> What to do:
Repeat the lines below exactly as they appear, but leave out the images.

> Data block:

--

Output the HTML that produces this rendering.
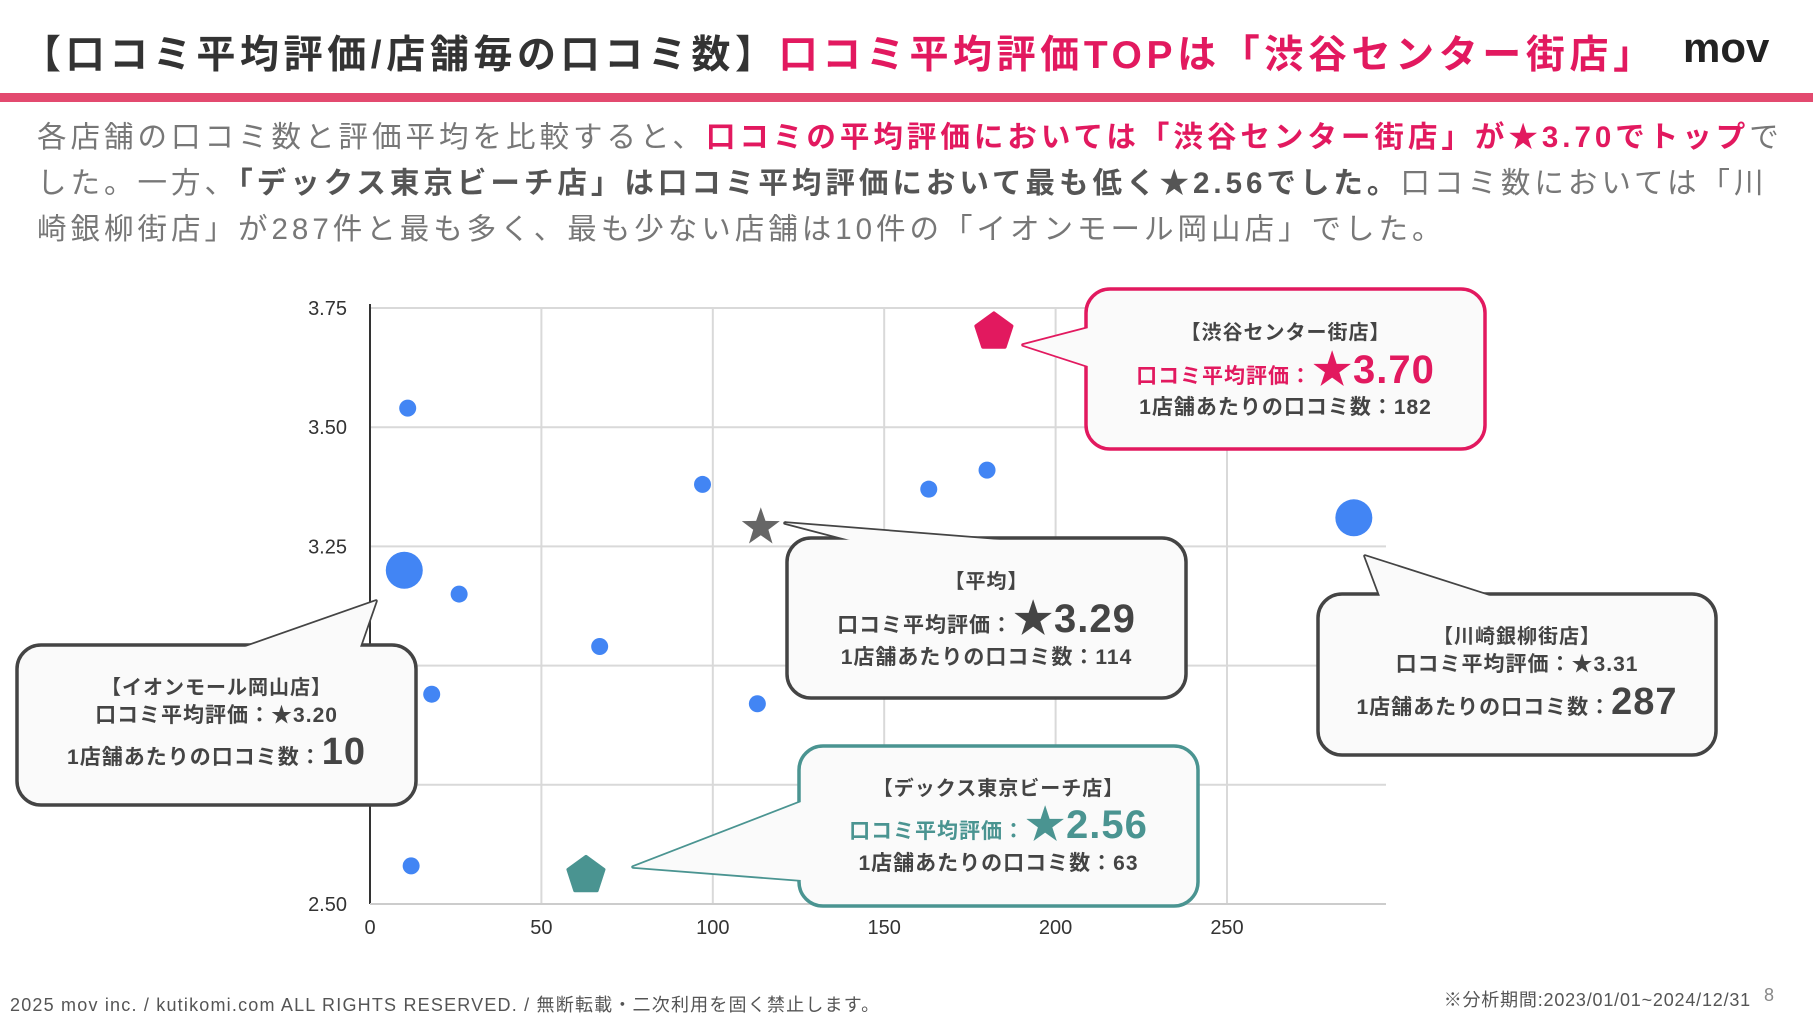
<!DOCTYPE html>
<html><head><meta charset="utf-8">
<style>
body{margin:0;width:1813px;height:1020px;background:#fff;overflow:hidden;position:relative;font-family:"Liberation Sans","Noto Sans CJK JP",sans-serif;}
.abs{position:absolute;white-space:nowrap;}
</style></head><body>
<div class="abs" style="left:22px;top:24px;font-size:39px;letter-spacing:4.6px;font-weight:bold;color:#333;">【口コミ平均評価/店舗毎の口コミ数】<span style="color:#e2195f">口コミ平均評価TOPは「渋谷センター街店」</span></div>
<div class="abs" style="left:1683px;top:24px;font-size:42px;font-weight:bold;color:#222;">mov</div>
<div class="abs" style="left:0;top:93px;width:1813px;height:9px;background:#e34a6f;"></div>
<div class="abs" style="left:37px;top:115px;font-size:29.5px;letter-spacing:4px;line-height:46px;color:#777;">各店舗の口コミ数と評価平均を比較すると、<b style="color:#e2195f">口コミの平均評価においては「渋谷センター街店」が★3.70でトップ</b>で<br>した。一方、<b style="color:#555">「デックス東京ビーチ店」は口コミ平均評価において最も低く★2.56でした。</b>口コミ数においては「川<br>崎銀柳街店」が287件と最も多く、最も少ない店舗は10件の「イオンモール岡山店」でした。</div>

<svg id="chart" width="1813" height="1020" style="position:absolute;left:0;top:0;font-family:'Liberation Sans','Noto Sans CJK JP',sans-serif;"></svg>

<div class="abs" style="left:10px;top:991px;font-size:18px;letter-spacing:1.2px;color:#555;">2025 mov inc. / kutikomi.com ALL RIGHTS RESERVED. / 無断転載・二次利用を固く禁止します。</div>
<div class="abs" style="right:62px;top:986px;font-size:18px;letter-spacing:0.8px;color:#555;">※分析期間:2023/01/01~2024/12/31</div>
<div class="abs" style="left:1764px;top:985px;font-size:18px;color:#888;">8</div>

<script>
const xTicks=[0,50,100,150,200,250];
const yTicks=[2.50,2.75,3.00,3.25,3.50,3.75];
const yTickLabels=["2.50","","","3.25","3.50","3.75"];
const storeCounts=[11,10,26,67,18,97,113,163,180,287,12];
const storeRatings=[3.54,3.20,3.15,3.04,2.94,3.38,2.92,3.37,3.41,3.31,2.58];
const storeBig=[0,1,0,0,0,0,0,0,0,1,0];
const topStore=[182,3.70];
const lowStore=[63,2.56];
const avgStore=[114,3.29];

const NS="http://www.w3.org/2000/svg";
const svg=document.getElementById('chart');
const X0=370,X1=1227,XR=1386,Y0=904,Y1=308;
const sx=v=>X0+(v-0)/(250-0)*(X1-X0);
const sy=v=>Y0-(v-2.5)/(3.75-2.5)*(Y0-Y1);
function el(t,a,p){const e=document.createElementNS(NS,t);for(const k in a)e.setAttribute(k,a[k]);(p||svg).appendChild(e);return e;}

const grid=el('g',{});


yTicks.forEach((t,i)=>{
  const l=el('line',{x1:X0,x2:XR,y1:sy(t),y2:sy(t),stroke:'#d9d9d9','stroke-width':2},grid);
  
  
  const tx=el('text',{x:347,y:sy(t)+7,'text-anchor':'end','font-size':20,fill:'#333'});
  tx.textContent=yTickLabels[i];
  
  
});
xTicks.forEach(t=>{
  if(t>0){const l=el('line',{x1:sx(t),x2:sx(t),y1:Y1,y2:Y0,stroke:'#d9d9d9','stroke-width':2},grid);
  
  }
  const tx=el('text',{x:sx(t),y:934,'text-anchor':'middle','font-size':20,fill:'#333'});
  tx.textContent=String(t);
  
  
});
const ax=el('line',{x1:X0,x2:X0,y1:Y1-4,y2:Y0,stroke:'#333','stroke-width':2});


const ax2=el('line',{x1:X0,x2:XR,y1:Y0,y2:Y0,stroke:'#ccc','stroke-width':2});



storeCounts.forEach((c,i)=>{
  const p=el('circle',{cx:sx(c),cy:sy(storeRatings[i]),r:storeBig[i]?18.5:8.5,fill:'#4285f4'});
  
  
});
function pent(cx,cy,r,col,name){
  let pts=[];for(let k=0;k<5;k++){const a=-Math.PI/2+k*2*Math.PI/5;pts.push((cx+r*Math.cos(a)).toFixed(1)+','+(cy+r*Math.sin(a)).toFixed(1));}
  const p=el('polygon',{points:pts.join(' '),fill:col,stroke:col,'stroke-width':3,'stroke-linejoin':'round'});
  
  
}
pent(sx(topStore[0]),sy(topStore[1]),19,'#e2195f','top-store-point');
pent(sx(lowStore[0]),sy(lowStore[1]),19,'#4a9491','lowest-store-point');
(function(){const cx=sx(avgStore[0]),cy=sy(avgStore[1]);let pts=[];
for(let k=0;k<10;k++){const r=k%2?8:20;const a=-Math.PI/2+k*Math.PI/5;pts.push((cx+r*Math.cos(a)).toFixed(1)+','+(cy+r*Math.sin(a)).toFixed(1));}
const p=el('polygon',{points:pts.join(' '),fill:'#666'});

})();

function callout(name,bx,by,bw,bh,tri,col,lines){
  const g=el('g',{});
  
  
  const tp=tri.map(p=>p.join(',')).join(' ');
  el('polygon',{points:tp,fill:'#fafafa',stroke:col,'stroke-width':3.5,'stroke-linejoin':'round'},g);
  el('rect',{x:bx,y:by,width:bw,height:bh,rx:24,fill:'#fafafa',stroke:col,'stroke-width':3.5},g);
  el('polygon',{points:tp,fill:'#fafafa'},g);
  const cx=bx+bw/2;
  lines.forEach(L=>{
    const t=el('text',{x:cx,y:L.y,'text-anchor':'middle','font-weight':'bold','font-size':20,fill:'#444','letter-spacing':1},g);
    L.parts.forEach(pt=>{const s=el('tspan',{'font-size':pt.s||20,fill:pt.c||'#444'},t);s.textContent=pt.t;});
  });
}
const PK='#e2195f',TL='#4a9491',DK='#444';
callout('callout-shibuya',1086,289,399,160,[[1100,325],[1023,345],[1100,370]],PK,[
 {y:339,parts:[{t:'【渋谷センター街店】'}]},
 {y:383,parts:[{t:'口コミ平均評価：',c:PK,s:21},{t:'★3.70',c:PK,s:40}]},
 {y:414,parts:[{t:'1店舗あたりの口コミ数：182',s:21}]}]);
callout('callout-average',787,538,399,160,[[850,540],[785,523],[1000,540]],DK,[
 {y:588,parts:[{t:'【平均】'}]},
 {y:632,parts:[{t:'口コミ平均評価：',s:21},{t:'★3.29',s:40}]},
 {y:664,parts:[{t:'1店舗あたりの口コミ数：114',s:21}]}]);
callout('callout-kawasaki',1318,594,398,161,[[1380,596],[1365,556],[1490,596]],DK,[
 {y:643,parts:[{t:'【川崎銀柳街店】'}]},
 {y:671,parts:[{t:'口コミ平均評価：★3.31',s:21}]},
 {y:714,parts:[{t:'1店舗あたりの口コミ数：',s:21},{t:'287',s:38}]}]);
callout('callout-aeon',17,645,399,160,[[245,647],[376,601],[360,647]],DK,[
 {y:694,parts:[{t:'【イオンモール岡山店】'}]},
 {y:722,parts:[{t:'口コミ平均評価：★3.20',s:21}]},
 {y:764,parts:[{t:'1店舗あたりの口コミ数：',s:21},{t:'10',s:38}]}]);
callout('callout-decks',799,746,399,160,[[801,802],[633,867],[801,880]],TL,[
 {y:795,parts:[{t:'【デックス東京ビーチ店】'}]},
 {y:838,parts:[{t:'口コミ平均評価：',c:TL,s:21},{t:'★2.56',c:TL,s:40}]},
 {y:870,parts:[{t:'1店舗あたりの口コミ数：63',s:21}]}]);
</script>
</body></html>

--

> Complete output:
Output the HTML that produces this rendering.
<!DOCTYPE html>
<html><head><meta charset="utf-8">
<style>
body{margin:0;width:1813px;height:1020px;background:#fff;overflow:hidden;position:relative;font-family:"Liberation Sans","Noto Sans CJK JP",sans-serif;}
.abs{position:absolute;white-space:nowrap;}
</style></head><body>
<div class="abs" style="left:22px;top:24px;font-size:39px;letter-spacing:4.6px;font-weight:bold;color:#333;">【口コミ平均評価/店舗毎の口コミ数】<span style="color:#e2195f">口コミ平均評価TOPは「渋谷センター街店」</span></div>
<div class="abs" style="left:1683px;top:24px;font-size:42px;font-weight:bold;color:#222;">mov</div>
<div class="abs" style="left:0;top:93px;width:1813px;height:9px;background:#e34a6f;"></div>
<div class="abs" style="left:37px;top:115px;font-size:29.5px;letter-spacing:4px;line-height:46px;color:#777;">各店舗の口コミ数と評価平均を比較すると、<b style="color:#e2195f">口コミの平均評価においては「渋谷センター街店」が★3.70でトップ</b>で<br>した。一方、<b style="color:#555">「デックス東京ビーチ店」は口コミ平均評価において最も低く★2.56でした。</b>口コミ数においては「川<br>崎銀柳街店」が287件と最も多く、最も少ない店舗は10件の「イオンモール岡山店」でした。</div>

<svg id="chart" width="1813" height="1020" style="position:absolute;left:0;top:0;font-family:'Liberation Sans','Noto Sans CJK JP',sans-serif;"></svg>

<div class="abs" style="left:10px;top:991px;font-size:18px;letter-spacing:1.2px;color:#555;">2025 mov inc. / kutikomi.com ALL RIGHTS RESERVED. / 無断転載・二次利用を固く禁止します。</div>
<div class="abs" style="right:62px;top:986px;font-size:18px;letter-spacing:0.8px;color:#555;">※分析期間:2023/01/01~2024/12/31</div>
<div class="abs" style="left:1764px;top:985px;font-size:18px;color:#888;">8</div>

<script>
const xTicks=[0,50,100,150,200,250];
const yTicks=[2.50,2.75,3.00,3.25,3.50,3.75];
const yTickLabels=["2.50","","","3.25","3.50","3.75"];
const storeCounts=[11,10,26,67,18,97,113,163,180,287,12];
const storeRatings=[3.54,3.20,3.15,3.04,2.94,3.38,2.92,3.37,3.41,3.31,2.58];
const storeBig=[0,1,0,0,0,0,0,0,0,1,0];
const topStore=[182,3.70];
const lowStore=[63,2.56];
const avgStore=[114,3.29];

const NS="http://www.w3.org/2000/svg";
const svg=document.getElementById('chart');
const X0=370,X1=1227,XR=1386,Y0=904,Y1=308;
const sx=v=>X0+(v-0)/(250-0)*(X1-X0);
const sy=v=>Y0-(v-2.5)/(3.75-2.5)*(Y0-Y1);
function el(t,a,p){const e=document.createElementNS(NS,t);for(const k in a)e.setAttribute(k,a[k]);(p||svg).appendChild(e);return e;}

const grid=el('g',{});


yTicks.forEach((t,i)=>{
  const l=el('line',{x1:X0,x2:XR,y1:sy(t),y2:sy(t),stroke:'#d9d9d9','stroke-width':2},grid);
  
  
  const tx=el('text',{x:347,y:sy(t)+7,'text-anchor':'end','font-size':20,fill:'#333'});
  tx.textContent=yTickLabels[i];
  
  
});
xTicks.forEach(t=>{
  if(t>0){const l=el('line',{x1:sx(t),x2:sx(t),y1:Y1,y2:Y0,stroke:'#d9d9d9','stroke-width':2},grid);
  
  }
  const tx=el('text',{x:sx(t),y:934,'text-anchor':'middle','font-size':20,fill:'#333'});
  tx.textContent=String(t);
  
  
});
const ax=el('line',{x1:X0,x2:X0,y1:Y1-4,y2:Y0,stroke:'#333','stroke-width':2});


const ax2=el('line',{x1:X0,x2:XR,y1:Y0,y2:Y0,stroke:'#ccc','stroke-width':2});



storeCounts.forEach((c,i)=>{
  const p=el('circle',{cx:sx(c),cy:sy(storeRatings[i]),r:storeBig[i]?18.5:8.5,fill:'#4285f4'});
  
  
});
function pent(cx,cy,r,col,name){
  let pts=[];for(let k=0;k<5;k++){const a=-Math.PI/2+k*2*Math.PI/5;pts.push((cx+r*Math.cos(a)).toFixed(1)+','+(cy+r*Math.sin(a)).toFixed(1));}
  const p=el('polygon',{points:pts.join(' '),fill:col,stroke:col,'stroke-width':3,'stroke-linejoin':'round'});
  
  
}
pent(sx(topStore[0]),sy(topStore[1]),19,'#e2195f','top-store-point');
pent(sx(lowStore[0]),sy(lowStore[1]),19,'#4a9491','lowest-store-point');
(function(){const cx=sx(avgStore[0]),cy=sy(avgStore[1]);let pts=[];
for(let k=0;k<10;k++){const r=k%2?8:20;const a=-Math.PI/2+k*Math.PI/5;pts.push((cx+r*Math.cos(a)).toFixed(1)+','+(cy+r*Math.sin(a)).toFixed(1));}
const p=el('polygon',{points:pts.join(' '),fill:'#666'});

})();

function callout(name,bx,by,bw,bh,tri,col,lines){
  const g=el('g',{});
  
  
  const tp=tri.map(p=>p.join(',')).join(' ');
  el('polygon',{points:tp,fill:'#fafafa',stroke:col,'stroke-width':3.5,'stroke-linejoin':'round'},g);
  el('rect',{x:bx,y:by,width:bw,height:bh,rx:24,fill:'#fafafa',stroke:col,'stroke-width':3.5},g);
  el('polygon',{points:tp,fill:'#fafafa'},g);
  const cx=bx+bw/2;
  lines.forEach(L=>{
    const t=el('text',{x:cx,y:L.y,'text-anchor':'middle','font-weight':'bold','font-size':20,fill:'#444','letter-spacing':1},g);
    L.parts.forEach(pt=>{const s=el('tspan',{'font-size':pt.s||20,fill:pt.c||'#444'},t);s.textContent=pt.t;});
  });
}
const PK='#e2195f',TL='#4a9491',DK='#444';
callout('callout-shibuya',1086,289,399,160,[[1100,325],[1023,345],[1100,370]],PK,[
 {y:339,parts:[{t:'【渋谷センター街店】'}]},
 {y:383,parts:[{t:'口コミ平均評価：',c:PK,s:21},{t:'★3.70',c:PK,s:40}]},
 {y:414,parts:[{t:'1店舗あたりの口コミ数：182',s:21}]}]);
callout('callout-average',787,538,399,160,[[850,540],[785,523],[1000,540]],DK,[
 {y:588,parts:[{t:'【平均】'}]},
 {y:632,parts:[{t:'口コミ平均評価：',s:21},{t:'★3.29',s:40}]},
 {y:664,parts:[{t:'1店舗あたりの口コミ数：114',s:21}]}]);
callout('callout-kawasaki',1318,594,398,161,[[1380,596],[1365,556],[1490,596]],DK,[
 {y:643,parts:[{t:'【川崎銀柳街店】'}]},
 {y:671,parts:[{t:'口コミ平均評価：★3.31',s:21}]},
 {y:714,parts:[{t:'1店舗あたりの口コミ数：',s:21},{t:'287',s:38}]}]);
callout('callout-aeon',17,645,399,160,[[245,647],[376,601],[360,647]],DK,[
 {y:694,parts:[{t:'【イオンモール岡山店】'}]},
 {y:722,parts:[{t:'口コミ平均評価：★3.20',s:21}]},
 {y:764,parts:[{t:'1店舗あたりの口コミ数：',s:21},{t:'10',s:38}]}]);
callout('callout-decks',799,746,399,160,[[801,802],[633,867],[801,880]],TL,[
 {y:795,parts:[{t:'【デックス東京ビーチ店】'}]},
 {y:838,parts:[{t:'口コミ平均評価：',c:TL,s:21},{t:'★2.56',c:TL,s:40}]},
 {y:870,parts:[{t:'1店舗あたりの口コミ数：63',s:21}]}]);
</script>
</body></html>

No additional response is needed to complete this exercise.